Legendary Anglo-Australian hard rockers AC/DC will enter a studio in Vancouver, British Columbia, Canada in May, presumably to begin recording their first new material since 2008's "Black Ice" album. In addition, the band will celebrate its 40th anniversary this year by playing 40 shows around the world.
The news of AC/DC's recording and touring plans was revealed earlier today (Friday, February 14) by the band's lead singer, Brian Johnson, during a surprise phone call he gave to Andy Preston of the 98.7 The Gater radio station in West Palm Beach, Florida (hear audio below).
Asked if AC/DC is planning to do anything this year, Johnson told Preston: "Well, you'll be the first one to know, really, because we've been denying anything, 'cause we weren't sure. One of our boys was pretty ill, so we didn't like to say anything, and we're very private about things like this, so we didn't wanna say anything. And he's a very proud man. But I think we'll be going into the studio in May in Vancouver. Which means, we should be getting ready.
"It's been 40 years of the band's existence, so I think we're gonna try to do 40 gigs, 40 shows, to thank the fans for their undying loyalty. I mean, honestly, our fans are just the best in the world, and we appreciate every one of them. So, like I said, we'll have to go out, even though we're getting a bit long in the tooth. [laughs]"
He added: "You know what?! It's been four years [since we last went out on the road], and I'm really looking forward to it."
During a January 2012 appearance on "The Cowhead Show", the American radio program hosted by Mike "Cowhead" Calta, Johnson revealed that health issues were affecting one of his bandmates, which may have put new album plans temporarily on hold. "One of the boys is a little sick and I can't say anything, but he's getting better," Brian said. "He's doing wonderful. Full recovery fully expected."
AC/DC bassist Cliff Williams told BackstageAxxess.com in a March 2013 interview that guitarists Malcolm and Angus Young were writing songs for the band's next album. But Williams said that at the time that there was still a long way to go, explaining, "[There is] nothing in the works right now [as far as recording]. We're still getting over the last tour, so we're just hanging out and doing stuff. The guys are writing material and when they've got some stuff together, they'll give us a holler."
Asked how the band's creative process works, Williams said, "[Angus and Malcolm] get a bunch of ideas together. Some are more together than others — and then we'll all hit the studio or a little rehearsal room and we'll kick it around with a producer. And then we get in a studio and record, and that's kind of how it runs."
"Black Ice" was followed by a nearly two-year world tour.
Malcolm Young told Classic Rock magazine in 2012, "I've been doing some jamming on some song ideas but I do that all the time, as do the rest of the band . . . I think we need a couple of years to recuperate and work on it a bit more."
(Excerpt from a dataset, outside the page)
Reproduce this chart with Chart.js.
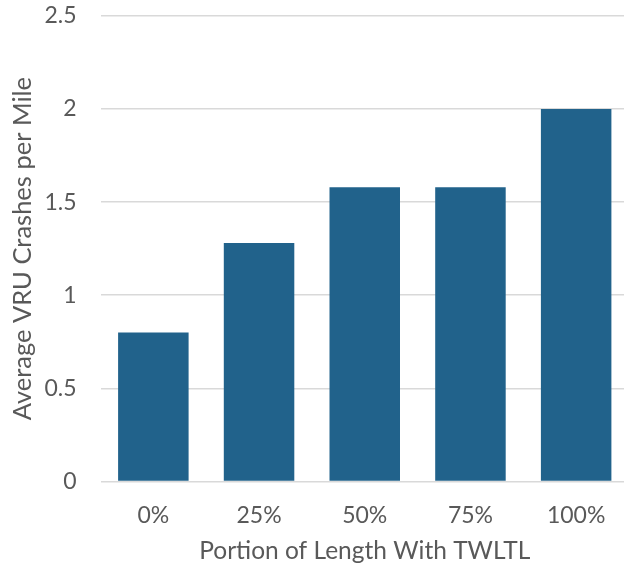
<!DOCTYPE html>
<html>
<head>
<meta charset="utf-8">
<script src="https://cdn.jsdelivr.net/npm/chart.js@4/dist/chart.umd.min.js"></script>
<style>
  html, body { margin: 0; padding: 0; background: #fff; overflow: hidden; }
  #wrap { width: 632px; height: 591px; position: relative; margin-top: -22px; }
</style>
</head>
<body>
<div id="wrap"><canvas id="myChart" width="632" height="591"></canvas></div>
<script>
const categories = ["0%", "25%", "50%", "75%", "100%"];
const crashValues = [0.8, 1.28, 1.58, 1.58, 2.0];
const yTicks = [0, 0.5, 1, 1.5, 2, 2.5];

const textColor = "#595959";
const fontFamily = "Lato, 'Open Sans', sans-serif";

const ctx = document.getElementById("myChart").getContext("2d");
const myChart = new Chart(ctx, {
  type: "bar",
  data: {
    labels: categories,
    datasets: [
      {
        label: "Average VRU Crashes per Mile",
        data: crashValues,
        backgroundColor: "#21628b",
        borderWidth: 0,
        barPercentage: 0.667,
        categoryPercentage: 1.0,
      },
    ],
  },
  options: {
    responsive: false,
    animation: false,
    layout: { padding: { top: 0, right: 3, bottom: 0, left: 0 } },
    plugins: {
      legend: { display: false },
      tooltip: { enabled: false },
    },
    scales: {
      x: {
        afterFit: (axis) => { axis.height = 87.5; },
        grid: { display: false },
        border: { display: false },
        ticks: { color: textColor, font: { family: fontFamily, size: 23 }, padding: 12 },
        title: {
          display: true,
          text: "Portion of Length With TWLTL",
          color: textColor,
          font: { family: fontFamily, size: 24.5 },
          padding: { top: 0, bottom: 3 },
        },
      },
      y: {
        min: 0,
        max: 2.5,
        afterFit: (axis) => { axis.width = 100.5; },
        afterBuildTicks: (axis) => {
          axis.ticks = yTicks.map((v) => ({ value: v }));
        },
        grid: { color: "#d9d9d9", lineWidth: 1.5, drawTicks: false },
        border: { display: false },
        ticks: {
          color: textColor,
          font: { family: fontFamily, size: 23 },
          padding: 24,
          callback: (v) => String(v),
        },
        title: {
          display: true,
          text: "Average VRU Crashes per Mile",
          color: textColor,
          font: { family: fontFamily, size: 25.5 },
          padding: { top: 7, bottom: 0 },
        },
      },
    },
  },
});
</script>
</body>
</html>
Regarding AC/DC's plans to tour in support of the upcoming CD, Brian told the Bay Area rock station 107.7 The Bone in a June 2012 interview: "Well, I think it wouldn't be like the last one. That was two years. I mean, that was just nuts. We were just fragged when we finished [that one]. I mean, it took about three weeks to get over it. But it was so much fun, though. For guys our age at the time, to tour the world to sellout audiences everywhere, it gives you a good feeling. And the great thing was to look out into the audiences and have a look at the generations of people… I mean, it was unbelievable… Kids there that were 7-8 [years old], teenagers…"
Johnson also spoke about how AC/DC decides which recording and touring projects to take on, telling 107.7 The Bone: "We're just a bunch of pals from the projects, still. Even though we've done well, we still have the same roots that we stick by that we did when we had nothing, basically. And that's the work ethic. And it has to be right for the boys to do anything. When we're sitting down and [we're talking about], 'Can we do this? We're not gonna be a pale shadow of our former selves?' We'll talk about it and make sure that we've all got it. We're just five pieces of a card, and if one of us is not really [able to perform at 100 percent], the whole thing would just collapse, I think."